13 July, 2015
While the subject of food wastage is largely a moral and environmental one, what is often overlooked are the financial implications that it can have for a food business.
Showcasing the versatility of produce and food waste is all in a day's work for Travis Harvey, chef at OzHarvest's pop-up cafe in Sydney. Running until the end of July, the entire menu is made from rescued ingredients, highlighting to both diners and chefs that one man's trash is indeed another man's treasure.
Harvey says that, "It should be the chefs' focus to respect the products that they're working with. Admittedly not every restaurant is in the position where they can use every single part of everything and turn it into a different dish. While it is a difficult task it is the task of a well-trained and thoughtful chef."
Having extensive experience both here and overseas at all levels of the food industry, he has noted that food wastage is most prevalent in mid-range diners.

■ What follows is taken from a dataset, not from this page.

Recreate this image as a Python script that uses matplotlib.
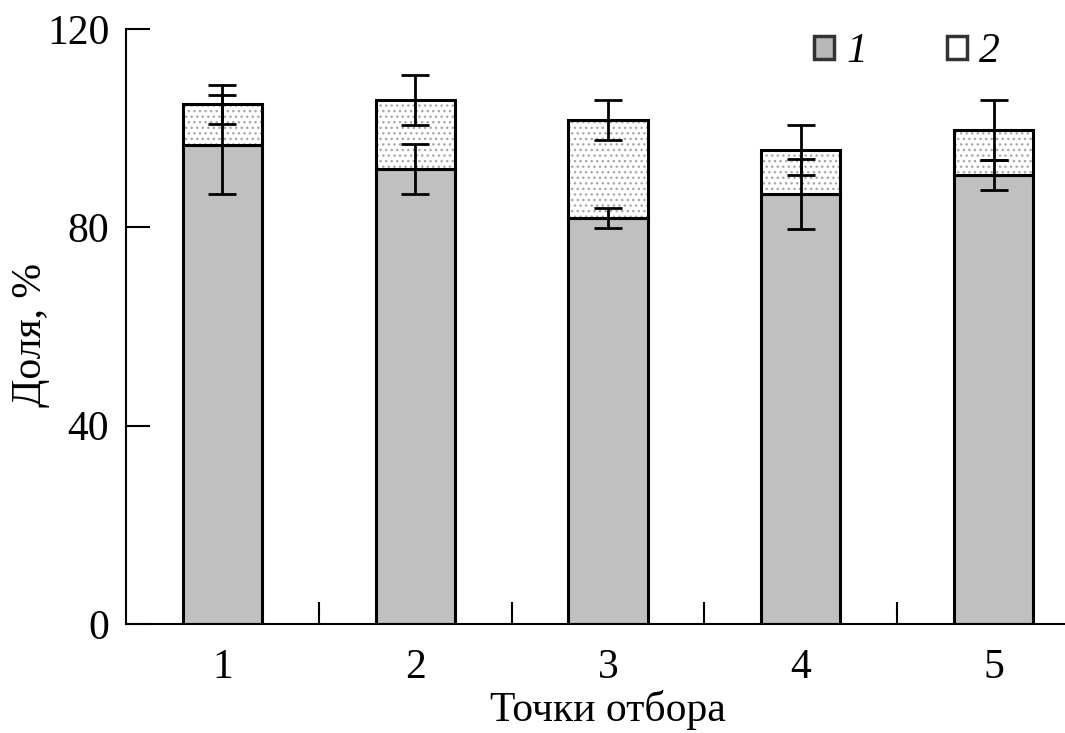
import numpy as np
import matplotlib.pyplot as plt
from matplotlib.patches import Patch

# Точки отбора и доли (%) двух групп
points = ["1", "2", "3", "4", "5"]
share_1 = [96.7, 91.8, 81.9, 86.7, 90.6]
share_2 = [8.1, 13.9, 19.8, 8.9, 9.0]
err_1 = [10, 5, 2, 7, 3]
err_total = [4, 5, 4, 5, 6]
legend_labels = ["1", "2"]

plt.rcParams['font.family'] = ['Liberation Serif', 'DejaVu Serif']

fig = plt.figure(figsize=(10.65, 7.33), dpi=100)
ax = fig.add_axes([126 / 1065, 1 - 624 / 733, (1090 - 126) / 1065, (624 - 29) / 733])

x = np.arange(1, len(points) + 1)
s1 = np.array(share_1)
s2 = np.array(share_2)
total = s1 + s2
w = 0.41

ax.bar(x, s1, width=w, color="#c0c0c0", edgecolor="black", linewidth=2.2, zorder=2)
# точечная заливка второго слоя
ax.bar(x, s2, bottom=s1, width=w, color="white", edgecolor="#a8a8a8", hatch="...",
       linewidth=0, zorder=2)
ax.bar(x, s2, bottom=s1, width=w, color="none", edgecolor="black", linewidth=2.2, zorder=3)

ax.errorbar(x, s1, yerr=err_1, fmt="none", ecolor="black", elinewidth=2,
            capsize=10, capthick=2, zorder=4)
ax.errorbar(x, total, yerr=err_total, fmt="none", ecolor="black", elinewidth=2,
            capsize=10, capthick=2, zorder=4)

ax.set_xlim(0.5, 5.5)
ax.set_ylim(0, 120)
ax.set_yticks([0, 40, 80, 120])
ax.tick_params(axis="y", direction="in", length=17, width=1.5, labelsize=30, pad=12)

ax.set_xticks([1.5, 2.5, 3.5, 4.5])
ax.set_xticklabels([])
ax.tick_params(axis="x", which="major", direction="in", length=16, width=1.5)
ax.set_xticks(x, minor=True)
ax.set_xticklabels(points, minor=True)
ax.tick_params(axis="x", which="minor", length=0, labelsize=30, pad=18)

for side in ["top", "right"]:
    ax.spines[side].set_visible(False)
for side in ["left", "bottom"]:
    ax.spines[side].set_linewidth(1.5)

ax.set_ylabel("Доля, %", fontsize=30)
ax.yaxis.set_label_coords(-0.079, 0.486)
ax.set_xlabel("Точки отбора", fontsize=30, labelpad=2)

handles = [Patch(facecolor="#b8b8b8", edgecolor="#333333", linewidth=2.5),
           Patch(facecolor="white", edgecolor="#333333", linewidth=2.5)]
leg = fig.legend(handles, legend_labels, loc="center left",
                 bbox_to_anchor=(814 / 1065, 1 - 52 / 733), ncol=2, frameon=False,
                 handlelength=0.48, handleheight=0.48, handletextpad=0.3,
                 columnspacing=1.9, borderpad=0, borderaxespad=0,
                 prop={"size": 30, "style": "italic"})

fig.savefig("out.png", dpi=100)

The profits in this industry tend to be modest to say the least and business closures are all too common so both chefs and restaurant owners cannot afford to be complacent when it comes to food wastage.
In all reality it can cost extra money to manage food waste properly in terms of wages, but if managed thoughtfully and efficiently it can add thousands to your bottom line during the year.
Many chefs contend that a business' approach to food waste is actually an indication of not only your social and environmental conscience, but of just how invested you are in your business' success.